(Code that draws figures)
*****

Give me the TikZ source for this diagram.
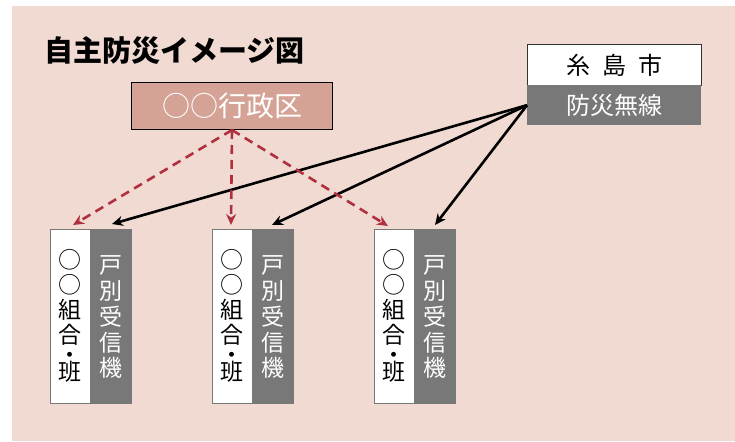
\documentclass[tikz,border=0pt]{standalone}
\usepackage{fontspec}
\newfontfamily\jp{Noto Sans CJK JP}
\usetikzlibrary{arrows.meta,calc}
\definecolor{bg}{RGB}{240,218,210}
\definecolor{salmon}{RGB}{212,163,150}
\definecolor{darkred}{RGB}{176,48,64}
\definecolor{midgray}{RGB}{120,120,120}
\begin{document}
\begin{tikzpicture}[x=1pt,y=-1pt,
  font=\jp,
  whitebox/.style={draw=midgray,line width=1pt,fill=white,minimum width=40.5pt,minimum height=174pt,inner sep=0pt,outer sep=0pt},
  graybox/.style={draw=midgray,line width=1pt,fill=midgray,minimum width=40.5pt,minimum height=174pt,inner sep=0pt,outer sep=0pt},
  vchar/.style={inner sep=0pt,font=\jp\fontsize{23}{23}\selectfont},
  redarrow/.style={draw=darkred,line width=2.6pt,dash pattern=on 9pt off 6pt,-{Stealth[length=11pt,width=10pt]}},
  blackarrow/.style={draw=black,line width=2.6pt,-{Stealth[length=11pt,width=10pt]}},
  boxtext/.style={font=\jp\fontsize{24}{24}\selectfont}
]
\useasboundingbox (0,0) rectangle (735,441);
\fill[white] (0,0) rectangle (735,441);
\fill[bg] (12,6) rectangle (735,441);

\node[anchor=west,inner sep=0pt,font=\jp\bfseries\fontsize{29}{29}\selectfont] (title) at (44,50) {自主防災イメージ図};

\node[draw=black,line width=1pt,fill=salmon,minimum width=201pt,minimum height=47pt,inner sep=0pt,text=white,font=\jp\fontsize{28}{28}\selectfont,anchor=north west] (gyosei) at (131,82) {○○行政区};

\node[draw=black!80,line width=1pt,fill=white,minimum width=174pt,minimum height=41pt,inner sep=0pt,boxtext,anchor=north west] (itoshima) at (527,44) {糸\hspace{12pt}島\hspace{12pt}市};
\node[fill=midgray,minimum width=174pt,minimum height=40pt,inner sep=0pt,boxtext,text=white,anchor=north west] (bosai) at (527,85) {防災無線};

\foreach \k/\L in {1/50,2/212,3/374}{
  \node[whitebox,anchor=north west] (w\k) at (\L,229) {};
  \node[graybox,anchor=north west] (g\k) at (\L+40.5,229) {};
  \foreach \c/\y [count=\i] in {○/260,○/285,組/309.5,合/335,班/371.5}
    \node[vchar] (w\k c\i) at (\L+20.25,\y) {\c};
  \node[vchar,text height=4pt,text depth=0pt] (w\k dot) at (\L+20.25,354.5) {\raisebox{-6.7pt}{・}};
  \foreach \c/\y [count=\i] in {戸/265,別/291,受/317,信/342.5,機/368}
    \node[vchar,text=white] (g\k c\i) at (\L+60.75,\y) {\c};
}

\coordinate (r1) at (73,225);
\coordinate (r2) at (231,225);
\coordinate (r3) at (388,226);
\coordinate (b1) at (112,224);
\coordinate (b2) at (272,225);
\coordinate (b3) at (435,225);

\foreach \i in {1,2,3}{
  \draw[redarrow] (gyosei.south) -- (r\i);
  \draw[blackarrow] (bosai.west) -- (b\i);
}
\end{tikzpicture}
\end{document}
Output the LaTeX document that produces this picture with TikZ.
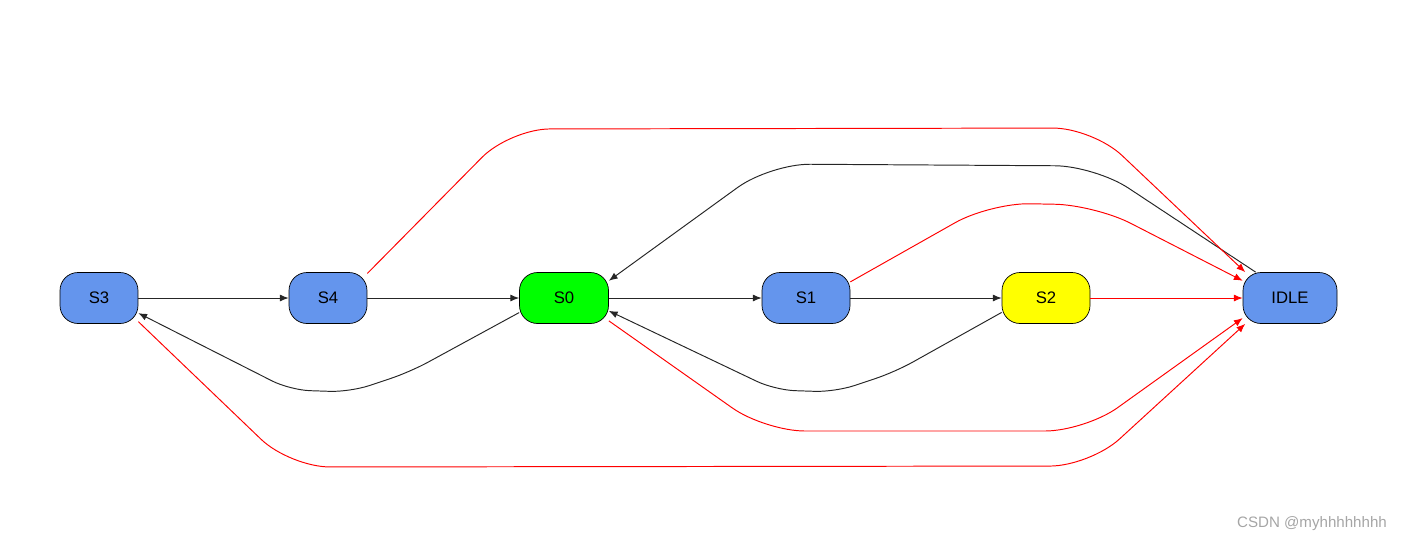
\documentclass[tikz,border=0pt]{standalone}
\usepackage{fontspec}
\setmainfont{Liberation Sans}
\usetikzlibrary{arrows.meta}
\definecolor{fsmblue}{RGB}{100, 149, 237}
\definecolor{fsmgreen}{RGB}{0, 255, 0}
\definecolor{fsmyellow}{RGB}{255, 255, 0}
\definecolor{fsmred}{RGB}{255, 0, 0}
\definecolor{markgray}{RGB}{165, 165, 165}

\begin{document}
\begin{tikzpicture}[
    x=0.02cm, y=-0.02cm,
    st/.style={draw=black, thin, rounded corners=0.36cm, fill=fsmblue,
      minimum width=1.56cm, minimum height=1.02cm, inner sep=0pt,
      font=\fontsize{9.5}{11}\selectfont},
    arr/.style={-{Latex[length=5pt, width=4pt]}, line width=0.55pt, black!85},
    rarr/.style={arr, fsmred, rounded corners=0.8cm}
  ]
    \useasboundingbox (0,0) rectangle (1402,542);

    % states
    \node[st] (S3) at (99,298) {S3};
    \node[st] (S4) at (328,298) {S4};
    \node[st, fill=fsmgreen, minimum width=1.78cm] (S0) at (564,298) {S0};
    \node[st, minimum width=1.76cm] (S1) at (806,298) {S1};
    \node[st, fill=fsmyellow, minimum width=1.76cm] (S2) at (1046,298) {S2};
    \node[st, minimum width=1.88cm] (IDLE) at (1290,298) {IDLE};

    % straight transitions
    \draw[arr] (S3) -- (S4);
    \draw[arr] (S4) -- (S0);
    \draw[arr] (S0) -- (S1);
    \draw[arr] (S1) -- (S2);
    \draw[arr, fsmred] (S2) -- (IDLE);

    % back transitions
    \draw[arr, rounded corners=0.4cm] (S0.-162) -- (410,372) -- (350,392)
      -- (290,390) -- (S3.-21);
    \draw[arr, rounded corners=0.4cm] (S2.-162) -- (895,372) -- (835,392)
      -- (775,390) -- (S0.-16);
    \draw[arr, rounded corners=0.8cm] (IDLE.143) -- (1095,166) -- (770,164)
      -- (S0.21);

    % transitions into IDLE
    \draw[rarr] (S4.32) -- (510,129) -- (1093,128) -- (IDLE.150);
    \draw[rarr] (S1.20) -- (990,203) -- (1095,205) -- (IDLE.160);
    \draw[rarr] (S0.-27) -- (765,431) -- (1085,431) -- (IDLE.-157);
    \draw[rarr] (S3.-31) -- (290,467) -- (1090,466) -- (IDLE.-150);

    \node[font=\fontsize{8.6}{10}\selectfont, text=markgray] (mark) at (1312,524) {CSDN @myhhhhhhhh};
\end{tikzpicture}
\end{document}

*****

Aim of the exercise:
Each record above should come back exactly the same, only without its pictures.

Answer to this exercise:
Give me the TikZ source for this diagram.
\documentclass[tikz,border=0pt]{standalone}
\usepackage{fontspec}
\newfontfamily\jp{Noto Sans CJK JP}
\usetikzlibrary{arrows.meta,calc}
\definecolor{bg}{RGB}{240,218,210}
\definecolor{salmon}{RGB}{212,163,150}
\definecolor{darkred}{RGB}{176,48,64}
\definecolor{midgray}{RGB}{120,120,120}
\begin{document}
\begin{tikzpicture}[x=1pt,y=-1pt,
  font=\jp,
  whitebox/.style={draw=midgray,line width=1pt,fill=white,minimum width=40.5pt,minimum height=174pt,inner sep=0pt,outer sep=0pt},
  graybox/.style={draw=midgray,line width=1pt,fill=midgray,minimum width=40.5pt,minimum height=174pt,inner sep=0pt,outer sep=0pt},
  vchar/.style={inner sep=0pt,font=\jp\fontsize{23}{23}\selectfont},
  redarrow/.style={draw=darkred,line width=2.6pt,dash pattern=on 9pt off 6pt,-{Stealth[length=11pt,width=10pt]}},
  blackarrow/.style={draw=black,line width=2.6pt,-{Stealth[length=11pt,width=10pt]}},
  boxtext/.style={font=\jp\fontsize{24}{24}\selectfont}
]
\useasboundingbox (0,0) rectangle (735,441);
\fill[white] (0,0) rectangle (735,441);
\fill[bg] (12,6) rectangle (735,441);

\node[anchor=west,inner sep=0pt,font=\jp\bfseries\fontsize{29}{29}\selectfont] (title) at (44,50) {自主防災イメージ図};

\node[draw=black,line width=1pt,fill=salmon,minimum width=201pt,minimum height=47pt,inner sep=0pt,text=white,font=\jp\fontsize{28}{28}\selectfont,anchor=north west] (gyosei) at (131,82) {○○行政区};

\node[draw=black!80,line width=1pt,fill=white,minimum width=174pt,minimum height=41pt,inner sep=0pt,boxtext,anchor=north west] (itoshima) at (527,44) {糸\hspace{12pt}島\hspace{12pt}市};
\node[fill=midgray,minimum width=174pt,minimum height=40pt,inner sep=0pt,boxtext,text=white,anchor=north west] (bosai) at (527,85) {防災無線};

\foreach \k/\L in {1/50,2/212,3/374}{
  \node[whitebox,anchor=north west] (w\k) at (\L,229) {};
  \node[graybox,anchor=north west] (g\k) at (\L+40.5,229) {};
  \foreach \c/\y [count=\i] in {○/260,○/285,組/309.5,合/335,班/371.5}
    \node[vchar] (w\k c\i) at (\L+20.25,\y) {\c};
  \node[vchar,text height=4pt,text depth=0pt] (w\k dot) at (\L+20.25,354.5) {\raisebox{-6.7pt}{・}};
  \foreach \c/\y [count=\i] in {戸/265,別/291,受/317,信/342.5,機/368}
    \node[vchar,text=white] (g\k c\i) at (\L+60.75,\y) {\c};
}

\coordinate (r1) at (73,225);
\coordinate (r2) at (231,225);
\coordinate (r3) at (388,226);
\coordinate (b1) at (112,224);
\coordinate (b2) at (272,225);
\coordinate (b3) at (435,225);

\foreach \i in {1,2,3}{
  \draw[redarrow] (gyosei.south) -- (r\i);
  \draw[blackarrow] (bosai.west) -- (b\i);
}
\end{tikzpicture}
\end{document}
Output the LaTeX document that produces this picture with TikZ.
\documentclass[tikz,border=0pt]{standalone}
\usepackage{fontspec}
\setmainfont{Liberation Sans}
\usetikzlibrary{arrows.meta}
\definecolor{fsmblue}{RGB}{100, 149, 237}
\definecolor{fsmgreen}{RGB}{0, 255, 0}
\definecolor{fsmyellow}{RGB}{255, 255, 0}
\definecolor{fsmred}{RGB}{255, 0, 0}
\definecolor{markgray}{RGB}{165, 165, 165}

\begin{document}
\begin{tikzpicture}[
    x=0.02cm, y=-0.02cm,
    st/.style={draw=black, thin, rounded corners=0.36cm, fill=fsmblue,
      minimum width=1.56cm, minimum height=1.02cm, inner sep=0pt,
      font=\fontsize{9.5}{11}\selectfont},
    arr/.style={-{Latex[length=5pt, width=4pt]}, line width=0.55pt, black!85},
    rarr/.style={arr, fsmred, rounded corners=0.8cm}
  ]
    \useasboundingbox (0,0) rectangle (1402,542);

    % states
    \node[st] (S3) at (99,298) {S3};
    \node[st] (S4) at (328,298) {S4};
    \node[st, fill=fsmgreen, minimum width=1.78cm] (S0) at (564,298) {S0};
    \node[st, minimum width=1.76cm] (S1) at (806,298) {S1};
    \node[st, fill=fsmyellow, minimum width=1.76cm] (S2) at (1046,298) {S2};
    \node[st, minimum width=1.88cm] (IDLE) at (1290,298) {IDLE};

    % straight transitions
    \draw[arr] (S3) -- (S4);
    \draw[arr] (S4) -- (S0);
    \draw[arr] (S0) -- (S1);
    \draw[arr] (S1) -- (S2);
    \draw[arr, fsmred] (S2) -- (IDLE);

    % back transitions
    \draw[arr, rounded corners=0.4cm] (S0.-162) -- (410,372) -- (350,392)
      -- (290,390) -- (S3.-21);
    \draw[arr, rounded corners=0.4cm] (S2.-162) -- (895,372) -- (835,392)
      -- (775,390) -- (S0.-16);
    \draw[arr, rounded corners=0.8cm] (IDLE.143) -- (1095,166) -- (770,164)
      -- (S0.21);

    % transitions into IDLE
    \draw[rarr] (S4.32) -- (510,129) -- (1093,128) -- (IDLE.150);
    \draw[rarr] (S1.20) -- (990,203) -- (1095,205) -- (IDLE.160);
    \draw[rarr] (S0.-27) -- (765,431) -- (1085,431) -- (IDLE.-157);
    \draw[rarr] (S3.-31) -- (290,467) -- (1090,466) -- (IDLE.-150);

    \node[font=\fontsize{8.6}{10}\selectfont, text=markgray] (mark) at (1312,524) {CSDN @myhhhhhhhh};
\end{tikzpicture}
\end{document}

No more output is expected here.